A plan that is being considered by the European Commission to tax the carbon emissions attributed to imported goods could create competitive advantages for foreign companies with small greenhouse gas footprints—and have financial repercussions for other exporters, adding to the financial strain caused by the COVID-19 crisis.
The tax could slash the profits that are generated by imported materials, such as crude oil, flat-rolled steel, and wood pulp, by 10% to 65%, and the tax could impact European Union and non-EU producers of such goods like chemicals and machinery, according to new research released today by Boston Consulting Group (BCG).
The study, which is described in an article titled “How an EU Carbon Border Tax Could Jolt World Trade,” found that an EU carbon tax on imports could rewrite the terms of competitive advantage in one of the world’s biggest markets. Higher prices for Russian crude oil, for example, could cause European chemical producers to import more oil from Saudi Arabia, where extraction methods leave a smaller carbon footprint. And steel that is produced in Chinese or Ukrainian mills using blast furnaces would become less competitive in the EU against steel from other countries that are made in more carbon-efficient mills.
The details and timing of the policy are still to be determined and must be approved by legislators. But the article contends that some sort of carbon-pricing mechanism is likely to be imposed on imports—and companies should prepare.
“Whatever policy is adopted, the size and strategic importance of the EU market means its action could transform the fundamentals of global advantage,” said Johan Öberg, a BCG managing director and senior partner who coauthored the article. “Companies around the world will be compelled to manage their carbon footprints with greater urgency.”
A carbon border tax is one of several mechanisms that the European Commission is considering as part of the European Green Deal, a bold initiative to cut greenhouse gas emissions in the EU by 50% over the next decade—compared with the current target of 40%—and make Europe the world’s first climate-neutral continent.
The president of the European Commission, Ursula von der Leyan, has recently called the European Green Deal a key element of the region’s post-COVID-19 economic recovery.
A carbon tax on imports also has strong support among European manufacturers. Many have been paying for carbon emissions since 2005 under the EU’s Emissions Trading System, and they have wanted a more level playing field against importers, especially those from nations with more lax environmental standards.
The BCG study assessed the impact of a potential carbon border tax on a wide variety of industrial sectors in different countries. The study assumed that the initial levy will be set at $30 per metric ton of CO2 emissions—one potential scenario.

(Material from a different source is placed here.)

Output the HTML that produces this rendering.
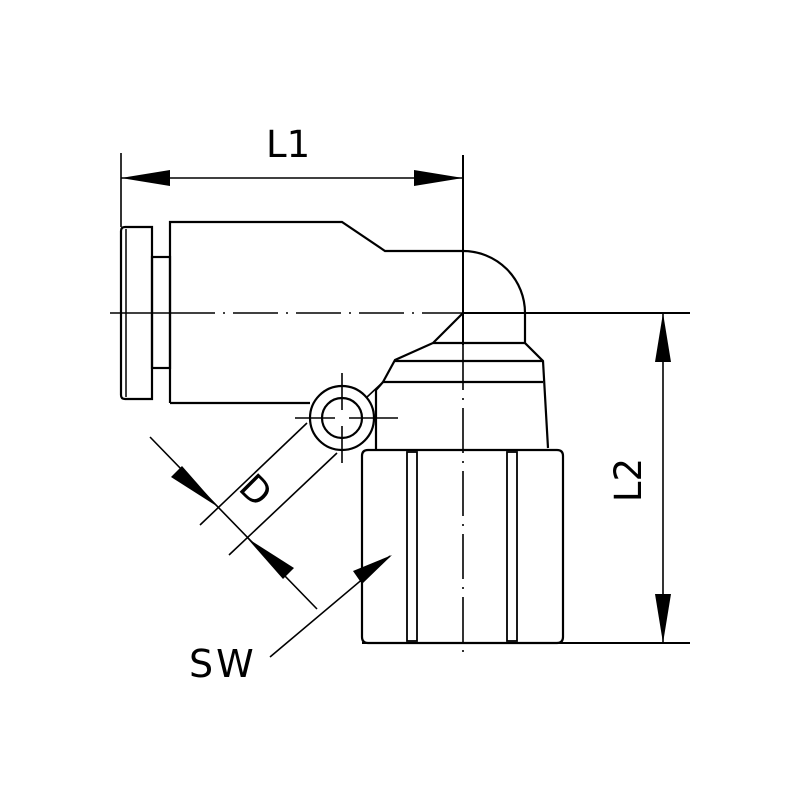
<!DOCTYPE html>
<html><head><style>body{margin:0;background:#fff}</style></head><body>
<svg width="800" height="800" viewBox="0 0 800 800" xmlns="http://www.w3.org/2000/svg" style="display:block">
<rect width="800" height="800" fill="#fff"/>
<g fill="none" stroke="#000" stroke-width="2.2">
<path d="M125,227 H152 V399 H125 Q121,399 121,395 V231 Q121,227 125,227 Z"/>
<line x1="126" y1="229" x2="126" y2="397" stroke-width="1.5"/>
<rect x="152" y="257" width="18" height="111"/>
<path d="M170,403 V222 H342 L385,251 H463 A62,62 0 0 1 525,313 V343 L543,361 L548,448"/>
<path d="M170,403 H310"/>
<path d="M463,313 L433,343 L395,360 L383,382 L376,390 V450"/>
<path d="M433,343 H525"/>
<path d="M395,361 H543"/>
<path d="M383,382 H543"/>
<line x1="383" y1="382" x2="366" y2="398" stroke-width="1.6"/>
<circle cx="342" cy="418" r="32"/>
<circle cx="342" cy="418" r="20"/>
<path d="M368,450 H557 Q563,450 563,456 V637 Q563,643 557,643 H368 Q362,643 362,637 V456 Q362,450 368,450 Z"/>
<rect x="407" y="452" width="10" height="189" stroke-width="1.8"/>
<rect x="507" y="452" width="10" height="189" stroke-width="1.8"/>
</g>
<g stroke="#000" fill="none" stroke-width="1.6">
<line x1="110" y1="313" x2="170" y2="313"/>
<line x1="170" y1="313" x2="463" y2="313" stroke-dasharray="45,8,2,8"/>
<line x1="463" y1="313" x2="690" y2="313" stroke-width="2"/>
<line x1="463" y1="155" x2="463" y2="345" stroke-width="2"/>
<line x1="463" y1="345" x2="463" y2="655" stroke-dasharray="45,8,2,8"/>
<line x1="362" y1="643" x2="690" y2="643" stroke-width="2"/>
<line x1="295" y1="418" x2="335" y2="418"/><line x1="349" y1="418" x2="398" y2="418"/>
<line x1="342" y1="373" x2="342" y2="410"/><line x1="342" y1="426" x2="342" y2="463"/>
<line x1="121" y1="153" x2="121" y2="227"/>
<line x1="121" y1="178" x2="463" y2="178"/>
<line x1="663" y1="313" x2="663" y2="643"/>
<line x1="307" y1="423" x2="200" y2="525"/>
<line x1="337" y1="453" x2="229" y2="555"/>
<line x1="150" y1="437" x2="317" y2="609"/>
<line x1="270" y1="657" x2="390" y2="556"/>
</g>
<g fill="#000">
<polygon points="121,178 170,170 170,186"/>
<polygon points="463,178 414,170 414,186"/>
<polygon points="663,313 655,362 671,362"/>
<polygon points="663,643 655,594 671,594"/>
<polygon points="218,507 182,466 171,477"/>
<polygon points="247,538 283,579 294,568"/>
<polygon points="392,555 353,571 362,584"/>
</g>
<g font-family="'DejaVu Sans','Liberation Sans',sans-serif" fill="#000">
<text x="266" y="157" font-size="37">L1</text>
<text x="189" y="677" font-size="38" letter-spacing="3">SW</text>
<text transform="translate(641,480) rotate(-90)" text-anchor="middle" font-size="37">L2</text>
<text transform="translate(254,492) rotate(45)" text-anchor="middle" dominant-baseline="middle" font-size="36">D</text>
</g>
</svg>
</body></html>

The degree of impact on industrial sectors would be largely influenced by their carbon intensity—the relative propensity to contribute to the so-called greenhouse gas effect—and trade intensity, the degree to which goods in that sector are traded. The study also estimated the tax’s impact on the profits that are generated by exports to the EU in each sector.
Considering the effects of the tax on competitive advantage and profits, the sectors that would be hit most directly are those that produce refined petroleum products, coke (a key input in steel manufacturing), and mining and quarrying products.

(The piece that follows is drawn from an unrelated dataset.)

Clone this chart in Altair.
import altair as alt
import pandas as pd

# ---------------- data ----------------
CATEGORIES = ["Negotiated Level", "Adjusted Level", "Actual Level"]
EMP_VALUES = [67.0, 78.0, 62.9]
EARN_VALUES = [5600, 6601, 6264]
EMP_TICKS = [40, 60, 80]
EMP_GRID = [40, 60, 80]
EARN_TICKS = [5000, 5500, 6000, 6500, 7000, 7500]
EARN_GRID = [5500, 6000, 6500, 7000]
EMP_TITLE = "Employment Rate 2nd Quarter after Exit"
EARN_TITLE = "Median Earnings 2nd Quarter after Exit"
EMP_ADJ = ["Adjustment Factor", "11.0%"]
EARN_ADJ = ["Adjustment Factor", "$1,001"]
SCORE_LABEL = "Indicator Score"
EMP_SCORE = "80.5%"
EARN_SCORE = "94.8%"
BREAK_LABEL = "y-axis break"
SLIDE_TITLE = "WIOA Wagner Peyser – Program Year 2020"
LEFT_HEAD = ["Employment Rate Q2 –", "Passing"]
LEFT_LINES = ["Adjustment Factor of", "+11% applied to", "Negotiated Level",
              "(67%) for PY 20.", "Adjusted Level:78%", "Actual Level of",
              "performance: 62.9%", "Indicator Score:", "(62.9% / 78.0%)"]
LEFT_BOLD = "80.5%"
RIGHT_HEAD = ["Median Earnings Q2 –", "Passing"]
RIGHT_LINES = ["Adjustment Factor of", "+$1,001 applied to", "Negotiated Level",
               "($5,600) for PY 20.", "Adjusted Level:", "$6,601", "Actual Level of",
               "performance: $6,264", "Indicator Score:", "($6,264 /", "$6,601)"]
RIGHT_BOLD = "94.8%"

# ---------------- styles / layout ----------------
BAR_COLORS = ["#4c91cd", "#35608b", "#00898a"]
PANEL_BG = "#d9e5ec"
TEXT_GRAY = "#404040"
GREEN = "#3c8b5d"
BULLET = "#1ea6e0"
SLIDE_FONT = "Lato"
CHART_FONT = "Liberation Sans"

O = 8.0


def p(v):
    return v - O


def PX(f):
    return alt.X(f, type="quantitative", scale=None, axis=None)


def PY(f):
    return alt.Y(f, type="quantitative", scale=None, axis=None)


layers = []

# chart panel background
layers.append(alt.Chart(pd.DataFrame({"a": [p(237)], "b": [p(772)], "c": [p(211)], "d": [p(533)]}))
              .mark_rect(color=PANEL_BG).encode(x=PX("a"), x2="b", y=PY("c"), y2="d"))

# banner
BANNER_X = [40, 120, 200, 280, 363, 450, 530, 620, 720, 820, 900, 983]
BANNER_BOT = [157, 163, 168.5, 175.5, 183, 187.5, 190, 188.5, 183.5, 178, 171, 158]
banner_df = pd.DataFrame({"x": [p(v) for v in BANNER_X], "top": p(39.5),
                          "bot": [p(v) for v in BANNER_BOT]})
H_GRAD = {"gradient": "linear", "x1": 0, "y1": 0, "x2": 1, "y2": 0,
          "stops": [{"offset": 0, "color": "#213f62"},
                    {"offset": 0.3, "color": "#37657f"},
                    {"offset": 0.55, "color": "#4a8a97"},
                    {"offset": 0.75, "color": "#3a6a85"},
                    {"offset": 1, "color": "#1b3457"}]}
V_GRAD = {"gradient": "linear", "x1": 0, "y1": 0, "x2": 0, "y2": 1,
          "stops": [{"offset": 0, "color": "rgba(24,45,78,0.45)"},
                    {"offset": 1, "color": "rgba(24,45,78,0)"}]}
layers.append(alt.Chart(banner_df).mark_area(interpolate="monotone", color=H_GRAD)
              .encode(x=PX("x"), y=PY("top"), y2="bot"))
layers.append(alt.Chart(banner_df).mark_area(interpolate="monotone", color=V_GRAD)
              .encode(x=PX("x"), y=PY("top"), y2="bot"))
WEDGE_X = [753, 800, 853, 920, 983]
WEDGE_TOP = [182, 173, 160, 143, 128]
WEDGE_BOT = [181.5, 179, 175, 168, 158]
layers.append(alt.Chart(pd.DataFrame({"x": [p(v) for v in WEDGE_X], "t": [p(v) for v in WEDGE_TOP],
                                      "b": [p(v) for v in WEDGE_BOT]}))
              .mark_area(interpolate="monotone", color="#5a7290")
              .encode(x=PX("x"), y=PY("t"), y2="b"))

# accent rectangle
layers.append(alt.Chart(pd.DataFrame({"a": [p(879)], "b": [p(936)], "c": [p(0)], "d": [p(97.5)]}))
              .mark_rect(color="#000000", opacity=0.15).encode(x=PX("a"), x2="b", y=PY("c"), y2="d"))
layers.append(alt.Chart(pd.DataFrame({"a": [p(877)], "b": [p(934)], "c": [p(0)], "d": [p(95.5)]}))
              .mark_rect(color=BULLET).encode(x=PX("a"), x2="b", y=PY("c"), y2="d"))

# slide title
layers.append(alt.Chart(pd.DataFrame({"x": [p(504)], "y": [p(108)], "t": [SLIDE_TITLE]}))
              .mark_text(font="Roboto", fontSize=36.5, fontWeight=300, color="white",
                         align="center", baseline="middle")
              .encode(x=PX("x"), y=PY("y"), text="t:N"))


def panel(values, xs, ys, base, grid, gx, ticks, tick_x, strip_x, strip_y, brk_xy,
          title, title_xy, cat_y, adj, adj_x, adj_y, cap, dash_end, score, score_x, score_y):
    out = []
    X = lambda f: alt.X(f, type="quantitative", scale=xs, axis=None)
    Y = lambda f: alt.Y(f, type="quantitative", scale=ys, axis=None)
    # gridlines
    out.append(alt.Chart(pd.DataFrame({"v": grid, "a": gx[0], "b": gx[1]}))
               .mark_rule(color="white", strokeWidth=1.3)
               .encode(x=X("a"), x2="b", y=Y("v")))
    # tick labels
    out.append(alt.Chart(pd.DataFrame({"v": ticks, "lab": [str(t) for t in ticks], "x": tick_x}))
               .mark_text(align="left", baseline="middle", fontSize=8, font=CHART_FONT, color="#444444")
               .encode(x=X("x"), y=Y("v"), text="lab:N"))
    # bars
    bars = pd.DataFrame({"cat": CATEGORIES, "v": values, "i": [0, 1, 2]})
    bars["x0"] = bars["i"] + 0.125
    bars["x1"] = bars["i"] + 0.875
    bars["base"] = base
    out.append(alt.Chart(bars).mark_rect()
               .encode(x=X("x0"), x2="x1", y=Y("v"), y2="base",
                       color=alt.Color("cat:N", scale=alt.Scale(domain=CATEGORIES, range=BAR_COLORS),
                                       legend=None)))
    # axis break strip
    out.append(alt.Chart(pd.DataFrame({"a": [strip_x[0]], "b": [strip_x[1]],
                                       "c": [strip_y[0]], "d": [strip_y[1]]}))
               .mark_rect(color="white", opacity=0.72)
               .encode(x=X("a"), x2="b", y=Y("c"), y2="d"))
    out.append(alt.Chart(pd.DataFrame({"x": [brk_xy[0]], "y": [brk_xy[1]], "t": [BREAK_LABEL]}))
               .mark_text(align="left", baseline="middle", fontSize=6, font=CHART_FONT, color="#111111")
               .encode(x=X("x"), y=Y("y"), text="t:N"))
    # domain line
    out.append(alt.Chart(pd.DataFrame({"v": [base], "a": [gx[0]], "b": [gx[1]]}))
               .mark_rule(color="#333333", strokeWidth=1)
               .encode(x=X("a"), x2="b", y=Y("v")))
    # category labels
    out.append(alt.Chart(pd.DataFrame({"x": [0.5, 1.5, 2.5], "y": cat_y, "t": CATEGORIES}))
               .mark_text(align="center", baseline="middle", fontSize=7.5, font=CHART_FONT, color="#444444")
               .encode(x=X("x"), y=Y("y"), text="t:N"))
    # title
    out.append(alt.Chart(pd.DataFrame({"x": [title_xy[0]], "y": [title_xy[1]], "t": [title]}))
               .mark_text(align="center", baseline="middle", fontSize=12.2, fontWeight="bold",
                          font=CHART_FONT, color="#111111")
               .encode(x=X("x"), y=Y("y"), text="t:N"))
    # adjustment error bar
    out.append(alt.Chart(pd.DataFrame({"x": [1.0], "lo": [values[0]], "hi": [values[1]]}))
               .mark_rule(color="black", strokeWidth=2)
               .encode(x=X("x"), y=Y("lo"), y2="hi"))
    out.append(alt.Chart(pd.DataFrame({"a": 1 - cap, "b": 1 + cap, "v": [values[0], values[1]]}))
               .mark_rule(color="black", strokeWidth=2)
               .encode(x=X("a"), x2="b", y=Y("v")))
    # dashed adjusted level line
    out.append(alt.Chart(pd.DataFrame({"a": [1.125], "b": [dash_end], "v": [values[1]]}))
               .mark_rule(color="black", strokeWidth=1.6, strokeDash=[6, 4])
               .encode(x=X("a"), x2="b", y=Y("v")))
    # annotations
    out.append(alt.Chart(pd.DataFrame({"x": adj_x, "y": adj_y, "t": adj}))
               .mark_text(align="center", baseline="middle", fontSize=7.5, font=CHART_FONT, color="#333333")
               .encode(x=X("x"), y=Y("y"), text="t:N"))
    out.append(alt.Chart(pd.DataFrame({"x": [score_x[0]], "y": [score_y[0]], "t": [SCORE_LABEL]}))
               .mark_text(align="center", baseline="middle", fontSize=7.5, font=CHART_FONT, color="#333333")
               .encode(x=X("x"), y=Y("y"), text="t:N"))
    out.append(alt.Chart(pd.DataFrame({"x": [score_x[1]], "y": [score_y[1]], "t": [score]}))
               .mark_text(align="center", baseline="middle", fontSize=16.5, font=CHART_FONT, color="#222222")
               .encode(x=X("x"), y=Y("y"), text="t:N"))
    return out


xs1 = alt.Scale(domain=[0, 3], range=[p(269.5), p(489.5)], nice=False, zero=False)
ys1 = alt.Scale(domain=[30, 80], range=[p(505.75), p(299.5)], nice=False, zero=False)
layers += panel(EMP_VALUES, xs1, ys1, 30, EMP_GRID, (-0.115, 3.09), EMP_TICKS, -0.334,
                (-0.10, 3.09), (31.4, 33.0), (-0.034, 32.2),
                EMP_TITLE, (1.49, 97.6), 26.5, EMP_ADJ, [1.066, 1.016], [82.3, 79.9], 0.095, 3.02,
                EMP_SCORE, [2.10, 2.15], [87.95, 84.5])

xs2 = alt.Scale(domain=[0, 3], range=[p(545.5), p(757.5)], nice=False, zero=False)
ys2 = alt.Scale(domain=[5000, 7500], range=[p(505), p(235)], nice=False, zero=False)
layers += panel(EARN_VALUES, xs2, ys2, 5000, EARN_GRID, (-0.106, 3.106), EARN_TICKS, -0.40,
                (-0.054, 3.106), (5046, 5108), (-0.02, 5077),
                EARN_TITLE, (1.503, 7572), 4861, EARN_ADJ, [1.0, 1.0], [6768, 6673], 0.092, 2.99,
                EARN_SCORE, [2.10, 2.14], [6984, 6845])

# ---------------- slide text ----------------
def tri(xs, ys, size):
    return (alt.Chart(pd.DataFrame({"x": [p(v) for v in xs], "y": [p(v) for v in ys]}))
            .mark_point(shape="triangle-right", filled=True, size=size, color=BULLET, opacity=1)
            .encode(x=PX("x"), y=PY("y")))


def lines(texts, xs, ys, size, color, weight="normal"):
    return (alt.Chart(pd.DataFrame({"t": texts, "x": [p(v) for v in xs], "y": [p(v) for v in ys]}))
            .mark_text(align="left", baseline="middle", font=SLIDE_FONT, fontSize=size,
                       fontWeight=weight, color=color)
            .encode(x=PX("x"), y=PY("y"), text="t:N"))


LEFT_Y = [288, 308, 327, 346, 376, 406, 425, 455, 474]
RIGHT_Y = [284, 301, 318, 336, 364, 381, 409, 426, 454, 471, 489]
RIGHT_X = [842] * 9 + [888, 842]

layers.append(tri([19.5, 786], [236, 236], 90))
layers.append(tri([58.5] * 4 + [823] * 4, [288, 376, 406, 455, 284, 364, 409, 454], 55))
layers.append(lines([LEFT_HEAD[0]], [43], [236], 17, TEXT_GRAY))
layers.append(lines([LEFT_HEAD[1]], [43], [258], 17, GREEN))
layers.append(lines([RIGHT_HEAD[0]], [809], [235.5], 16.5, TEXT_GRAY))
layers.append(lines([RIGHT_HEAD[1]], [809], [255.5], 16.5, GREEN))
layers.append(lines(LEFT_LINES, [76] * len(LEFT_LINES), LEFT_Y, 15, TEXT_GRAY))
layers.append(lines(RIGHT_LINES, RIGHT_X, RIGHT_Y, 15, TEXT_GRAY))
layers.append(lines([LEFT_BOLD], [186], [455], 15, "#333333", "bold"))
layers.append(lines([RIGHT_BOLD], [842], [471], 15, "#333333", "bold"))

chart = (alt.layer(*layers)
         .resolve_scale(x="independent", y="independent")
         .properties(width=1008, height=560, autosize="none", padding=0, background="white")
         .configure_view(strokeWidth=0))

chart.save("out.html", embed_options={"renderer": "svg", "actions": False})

The tax would reduce the profitability of crude oil shipments to the EU by about 20%, on average, for example, assuming crude oil prices remain in the range of $30 to $40 per barrel. The total profit pool generated by EU imports of wood pulp would shrink by 65%, on average.
Sectors such as basic metals, chemical products, and paper products, while less dependent on trade, would also be directly affected because of their high carbon intensity.

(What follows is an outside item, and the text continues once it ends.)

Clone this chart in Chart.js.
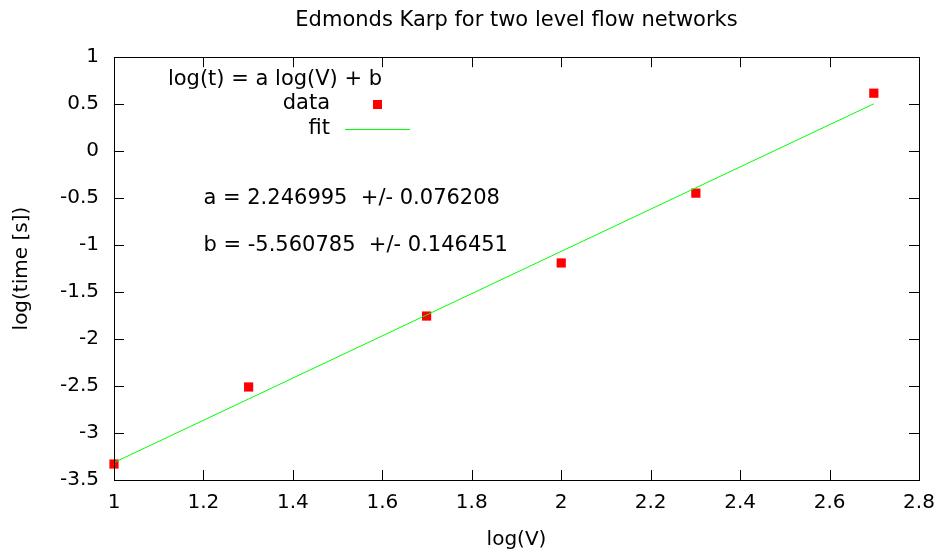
<!DOCTYPE html>
<html>
<head>
<meta charset="utf-8">
<script src="https://cdn.jsdelivr.net/npm/chart.js@4.4.0/dist/chart.umd.min.js"></script>
<style>
  html, body { margin: 0; padding: 0; background: #fff; }
</style>
</head>
<body>
<canvas id="chart" width="942" height="555"></canvas>
<script>
// measured points, log10 of graph size vs log10 of run time
const logV = [1, 1.30103, 1.69897, 2, 2.30103, 2.69897]
const logTime = [-3.33, -2.51, -1.755, -1.19, -0.447, 0.617]

// ends of the fitted line
const fitX = [1, 2.69897]
const fitY = [-3.314, 0.504]

const xTicks = [1, 1.2, 1.4, 1.6, 1.8, 2, 2.2, 2.4, 2.6, 2.8]
const yTicks = [-3.5, -3, -2.5, -2, -1.5, -1, -0.5, 0, 0.5, 1]

const keyTitle = "log(t) = a log(V) + b"
const seriesNames = ["data", "fit"]
const fitLabels = ["a = 2.246995  +/- 0.076208", "b = -5.560785  +/- 0.146451"]

const FONT = "'DejaVu Sans', sans-serif"
const RED = "#ff0000"
const GREEN = "#00ff00"

// gnuplot-like frame: border, inward ticks on all four sides, key and labels
const gnuplotFrame = {
  id: "gnuplotFrame",
  afterDraw(chart) {
    const { ctx, chartArea: a, scales } = chart
    const x = scales.x
    const y = scales.y
    const tick = 10

    ctx.save()
    ctx.strokeStyle = "#000"
    ctx.lineWidth = 1
    ctx.beginPath()
    xTicks.forEach((v) => {
      const px = Math.round(x.getPixelForValue(v)) + 0.5
      ctx.moveTo(px, a.bottom)
      ctx.lineTo(px, a.bottom - tick)
      ctx.moveTo(px, a.top)
      ctx.lineTo(px, a.top + tick)
    })
    yTicks.forEach((v) => {
      const py = Math.round(y.getPixelForValue(v)) + 0.5
      ctx.moveTo(a.left, py)
      ctx.lineTo(a.left + tick, py)
      ctx.moveTo(a.right, py)
      ctx.lineTo(a.right - tick, py)
    })
    ctx.stroke()
    ctx.strokeRect(Math.round(a.left) + 0.5, Math.round(a.top) + 0.5,
      Math.round(a.right - a.left), Math.round(a.bottom - a.top))

    // key
    ctx.fillStyle = "#000"
    ctx.font = "21px " + FONT
    ctx.textBaseline = "middle"
    ctx.textAlign = "center"
    ctx.fillText(keyTitle, 275, 80)
    ctx.textAlign = "right"
    ctx.fillText(seriesNames[0], 330, 104)
    ctx.fillText(seriesNames[1], 330, 129)
    ctx.fillStyle = RED
    ctx.fillRect(373, 100, 9, 9)
    ctx.strokeStyle = GREEN
    ctx.beginPath()
    ctx.moveTo(345, 129.5)
    ctx.lineTo(410, 129.5)
    ctx.stroke()

    // fit parameter labels, placed in first axis coordinates
    ctx.fillStyle = "#000"
    ctx.textAlign = "left"
    ctx.fillText(fitLabels[0], x.getPixelForValue(1.2), y.getPixelForValue(-0.5))
    ctx.fillText(fitLabels[1], x.getPixelForValue(1.2), y.getPixelForValue(-1))
    ctx.restore()
  },
}

Chart.defaults.font.family = FONT
Chart.defaults.color = "#000"

new Chart(document.getElementById("chart").getContext("2d"), {
  type: "scatter",
  data: {
    datasets: [
      {
        label: seriesNames[1],
        data: fitX.map((v, i) => ({ x: v, y: fitY[i] })),
        showLine: true,
        borderColor: GREEN,
        borderWidth: 1,
        pointRadius: 0,
        clip: false,
      },
      {
        label: seriesNames[0],
        data: logV.map((v, i) => ({ x: v, y: logTime[i] })),
        backgroundColor: RED,
        borderWidth: 0,
        pointStyle: "rect",
        pointRadius: 6.5,
        clip: false,
      },
    ],
  },
  options: {
    responsive: false,
    animation: false,
    devicePixelRatio: 1,
    layout: { padding: { left: 0, right: 23, top: 0, bottom: 0 } },
    plugins: {
      legend: { display: false },
      tooltip: { enabled: false },
      title: {
        display: true,
        fullSize: false,
        text: "Edmonds Karp for two level flow networks",
        font: { size: 21, weight: "normal" },
        padding: { top: 8, bottom: 24 },
      },
    },
    scales: {
      x: {
        type: "linear",
        min: 1,
        max: 2.8,
        afterBuildTicks: (s) => { s.ticks = xTicks.map((v) => ({ value: v })) },
        afterFit: (s) => {
          s.height = 75
          s.paddingLeft = 0
          s.paddingRight = 0
        },
        grid: { display: false, drawTicks: false },
        border: { display: false },
        ticks: {
          autoSkip: false,
          maxRotation: 0,
          padding: 11,
          font: { size: 20 },
          callback: (v) => String(Number(v.toFixed(1))),
        },
        title: {
          display: true,
          text: "log(V)",
          font: { size: 20 },
          padding: { top: 0, bottom: 3 },
        },
      },
      y: {
        type: "linear",
        min: -3.5,
        max: 1,
        afterBuildTicks: (s) => { s.ticks = yTicks.map((v) => ({ value: v })) },
        afterFit: (s) => {
          s.width = 114
          s.paddingTop = 0
          s.paddingBottom = 0
        },
        grid: { display: false, drawTicks: false },
        border: { display: false },
        ticks: {
          autoSkip: false,
          padding: 15,
          font: { size: 20 },
          callback: (v) => String(Number(v.toFixed(1))),
        },
        title: {
          display: true,
          text: "log(time [s])",
          font: { size: 20 },
          padding: { top: 10, bottom: 0 },
        },
      },
    },
  },
  plugins: [gnuplotFrame],
})
</script>
</body>
</html>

The tax would slash the profit pool generated by imported flat-rolled steel products, used by automotive and machinery makers and construction companies, by about 40%, on average.
In terms of commodity steel, Chinese and Ukrainian industries, which mostly produce steel using blast furnaces and basic oxygen furnaces, would be hit much harder, on average, than those of Canada and South Korea, where a greater portion of steel comes from mills using cleaner electric arc furnaces.
Because the costs of the carbon border tax would be felt far downstream in supply chains, it would impact companies in every sector, whether they are European or non-European. Owing to the size of the EU market, the tax is also likely to intensify pressure on companies and governments around the world to take stronger measures to limit emissions.
Companies in nations with their carbon-pricing schemes, such as Australia, Canada, and Japan, may be exempt if their governments negotiate new trade pacts with the EU or update existing ones.
Despite the uncertainties surrounding the price mechanisms and the timing of the policy, CEOs should start preparing now for some form of an EU carbon tax on imports. The article recommends that companies begin measuring their carbon footprints, tracking carbon pricing and its impact on their costs, building a playbook of actions to take under various scenarios, and working with governments to help shape policy.
“The best performers in each sector will not only enjoy a competitive edge in Europe,” said Marc Gilbert, a BCG managing director and senior partner who leads the firm’s work in geopolitics and trade. “They will also have a head start against less adaptable rivals in other markets as more nations embrace financial incentives to push companies to accelerate the fight against climate change.”